Kang Gee-Eun

Personal information
- Nationality: South Korea
- Born: 15 October 1990 (age 35) Seoul, South Korea
- Height: 1.63 m (5 ft 4 in)
- Weight: 55 kg (121 lb)

Korean name
- Hangul: 강지은
- RR: Gang Jieun
- MR: Kang Chiŭn

Sport
- Sport: Shooting
- Events: Trap, double trap
- Club: Korea Telecom Shooting Team
- Coached by: Song Nam-Jun

Medal record
Women's shooting
Representing South Korea
Asian Championships
| Gold medal – first place | 2012 Doha | Trap |
| Silver medal – second place | 2015 Kuwait City | Trap team |
Asian Shotgun Championships
| Silver medal – second place | 2017 Astana | Mixed trap team |

= Kang Gee-eun =

South Korean sport shooter

Kang Gee-eun (born October 15, 1990, in Seoul) is a South Korean sport shooter. She beat World Cup champion Yang Huan of China and two-time Olympian Yukie Nakayama of Japan for the gold medal in the women's trap at the 2012 Asian Shooting Championships in Doha, Qatar, accumulating a score of 93 clay pigeons.
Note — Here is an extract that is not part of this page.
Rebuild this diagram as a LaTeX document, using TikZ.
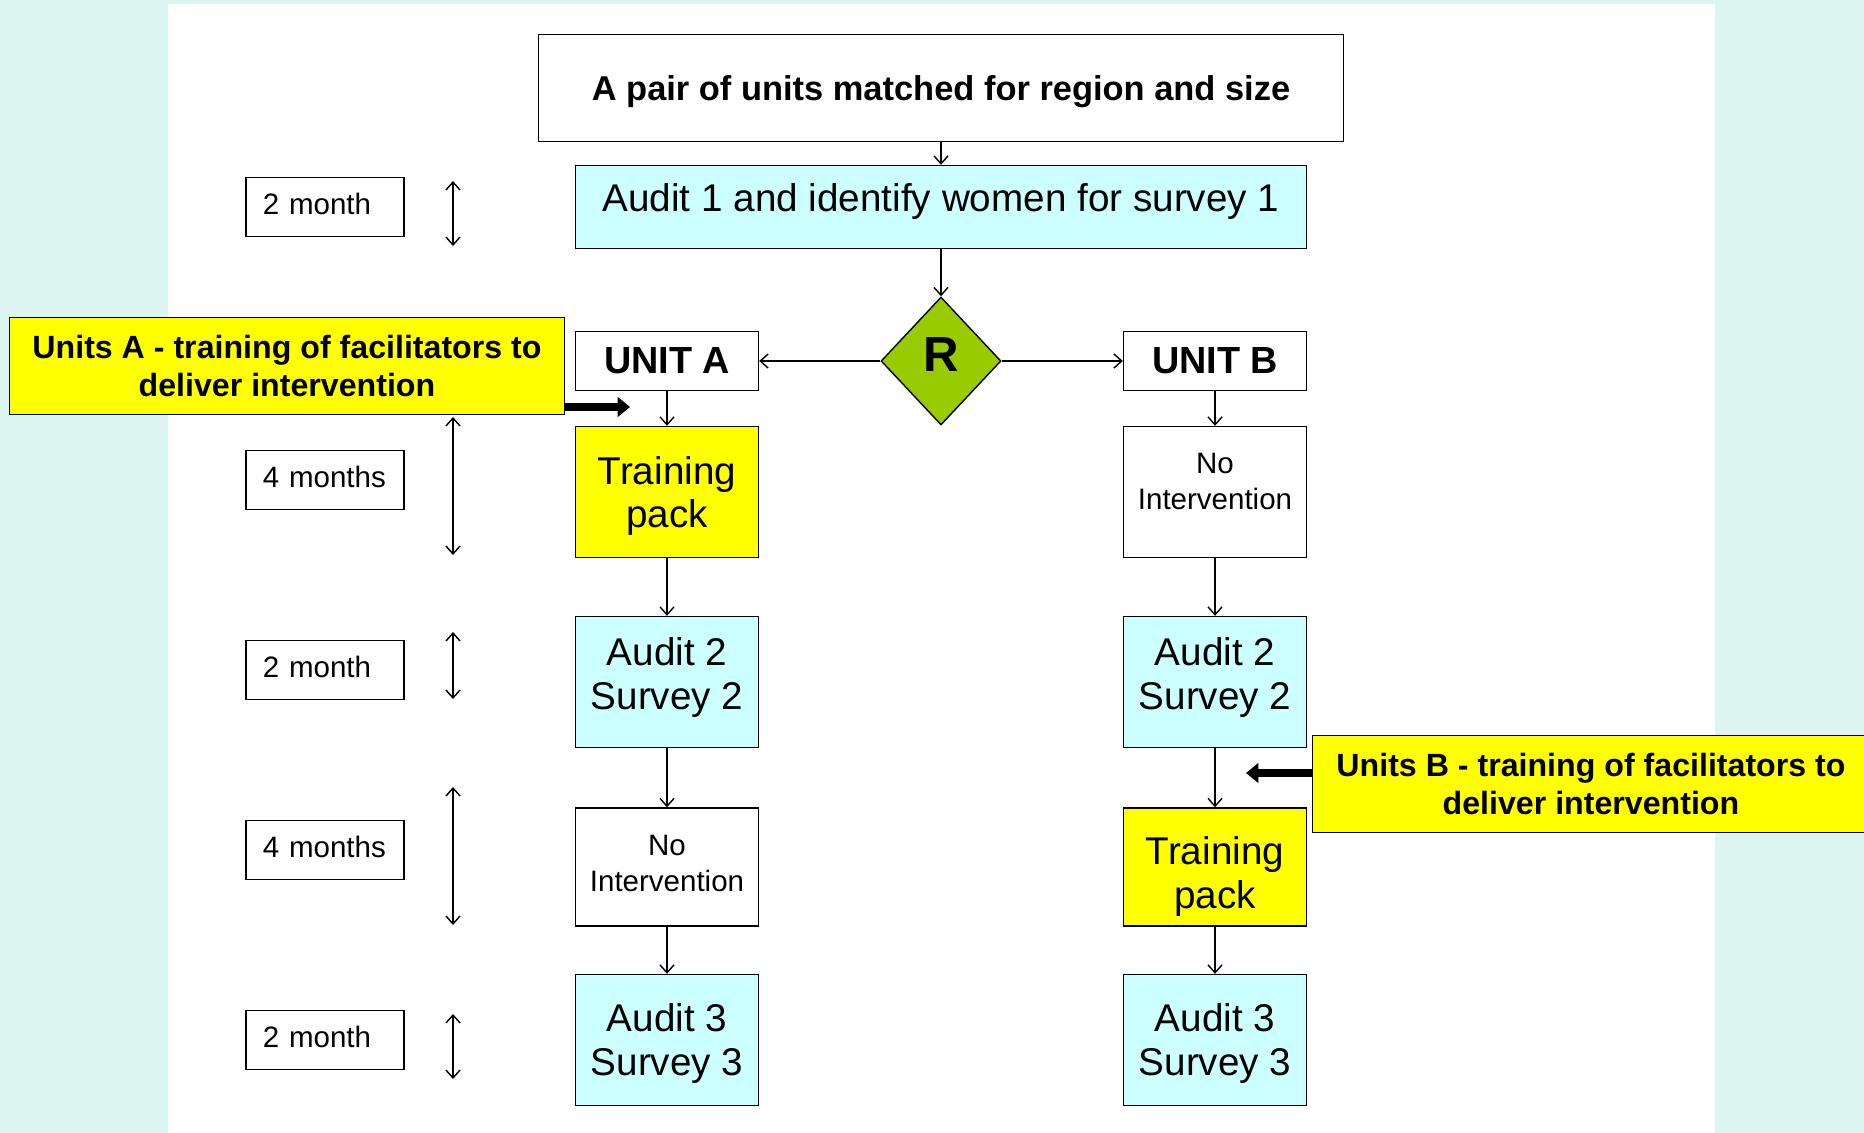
\documentclass[tikz,border=0pt]{standalone}
\usepackage{fontspec}
\setmainfont{Liberation Sans}
\usetikzlibrary{shapes.geometric,arrows.meta}
\definecolor{pale}{HTML}{DCF5F0}
\definecolor{auditblue}{HTML}{CCFFFF}
\definecolor{packyellow}{HTML}{FFFF00}
\definecolor{rgreen}{HTML}{99CC00}

\begin{document}
\begin{tikzpicture}[x=0.02cm, y=-0.02cm, line width=0.8pt,
    every node/.style={draw, align=center, inner sep=0pt},
    box/.style={minimum width=3.66cm, minimum height=2.62cm, font=\fontsize{22}{25}\selectfont},
    audit/.style={box, fill=auditblue},
    pack/.style={box, fill=packyellow},
    idle/.style={box, font=\fontsize{16.8}{20.3}\selectfont},
    unit/.style={minimum width=3.66cm, minimum height=1.18cm, font=\bfseries\fontsize{21.5}{25}\selectfont},
    note/.style={fill=packyellow, minimum height=1.94cm, font=\bfseries\fontsize{18.3}{21.6}\selectfont},
    period/.style={minimum width=3.16cm, minimum height=1.19cm, text width=2.49cm, text depth=3.5pt, align=left, font=\fontsize{16.8}{20}\selectfont},
    arr/.style={-{Straight Barb[length=4.5pt,width=8pt]}},
    span/.style={{Straight Barb[length=4.5pt,width=8pt]}-{Straight Barb[length=4.5pt,width=8pt]}},
    push/.style={line width=4.7pt, -{Triangle[length=7pt,width=11pt]}}]
    \clip (0,0) rectangle (1864,1133);
    \fill[pale] (0,0) rectangle (1864,1133);
    \fill[white] (168,4) rectangle (1715,1133);

    \node[minimum width=16.1cm, minimum height=2.14cm, text depth=0pt, font=\bfseries\fontsize{19.6}{23}\selectfont] (pair) at (941,88) {A pair of units matched for region and size};
    \node[audit, minimum width=14.62cm, minimum height=1.66cm, text depth=11pt] (audit1) at (941,207) {Audit 1 and identify women for survey 1};
    \node[diamond, fill=rgreen, minimum width=2.4cm, minimum height=2.56cm, text depth=6.8pt, font=\bfseries\fontsize{28}{30}\selectfont] (R) at (941,361) {R};

    \node[unit] (unitA) at (667,361) {UNIT A};
    \node[unit] (unitB) at (1215,361) {UNIT B};

    \node[pack, text depth=0pt] (packA) at (667,492) {Training\\pack};
    \node[audit, text depth=10pt] (auditA2) at (667,682) {Audit 2\\Survey 2};
    \node[idle, minimum height=2.36cm, text depth=4pt] (noneA) at (667,867) {No\\Intervention};
    \node[audit, text depth=0.5pt] (auditA3) at (667,1040) {Audit 3\\Survey 3};

    \node[idle, text depth=12pt] (noneB) at (1215,492) {No\\Intervention};
    \node[audit, text depth=10pt] (auditB2) at (1215,682) {Audit 2\\Survey 2};
    \node[pack, minimum height=2.36cm, text height=47.6pt, text depth=0pt] (packB) at (1215,867) {Training\\pack};
    \node[audit, text depth=0.5pt] (auditB3) at (1215,1040) {Audit 3\\Survey 3};

    \node[note, minimum width=11.1cm, text depth=0pt] (noteA) at (287,366) {Units A - training of facilitators to\\deliver intervention};
    \node[note, minimum width=11.15cm] (noteB) at (1591,784) {Units B - training of facilitators to\\deliver intervention};

    \node[period] (p1) at (325,207) {2 month};
    \node[period] (p2) at (325,480) {4 months};
    \node[period] (p3) at (325,670) {2 month};
    \node[period] (p4) at (325,850) {4 months};
    \node[period] (p5) at (325,1040) {2 month};

    \coordinate (t1) at (453,181); \coordinate (b1) at (453,246);
    \coordinate (t2) at (453,417); \coordinate (b2) at (453,555);
    \coordinate (t3) at (453,632); \coordinate (b3) at (453,699);
    \coordinate (t4) at (453,787); \coordinate (b4) at (453,925);
    \coordinate (t5) at (453,1014); \coordinate (b5) at (453,1079);
    \draw[span] (t1) -- (b1);
    \draw[span] (t2) -- (b2);
    \draw[span] (t3) -- (b3);
    \draw[span] (t4) -- (b4);
    \draw[span] (t5) -- (b5);

    \draw[arr] (pair) -- (audit1);
    \draw[arr] (audit1) -- (R);
    \draw[arr] (R) -- (unitA);
    \draw[arr] (R) -- (unitB);
    \draw[arr] (unitA) -- (packA);
    \draw[arr] (packA) -- (auditA2);
    \draw[arr] (auditA2) -- (noneA);
    \draw[arr] (noneA) -- (auditA3);
    \draw[arr] (unitB) -- (noneB);
    \draw[arr] (noneB) -- (auditB2);
    \draw[arr] (auditB2) -- (packB);
    \draw[arr] (packB) -- (auditB3);

    \coordinate (inA) at (630,407);
    \coordinate (inB) at (1246,773);
    \draw[push] (noteA.east |- inA) -- (inA);
    \draw[push] (noteB.west |- inB) -- (inB);
\end{tikzpicture}
\end{document}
Kang is also a member of Korea Telecom Shooting Team, and is coached and trained by Song Nam-Jun.

Kang represented South Korea at the 2012 Summer Olympics in London, where she competed in the women's trap. Kang scored a total of 62 targets in the qualifying rounds by one point ahead of India's Shagun Chowdhary, finishing only in nineteenth place.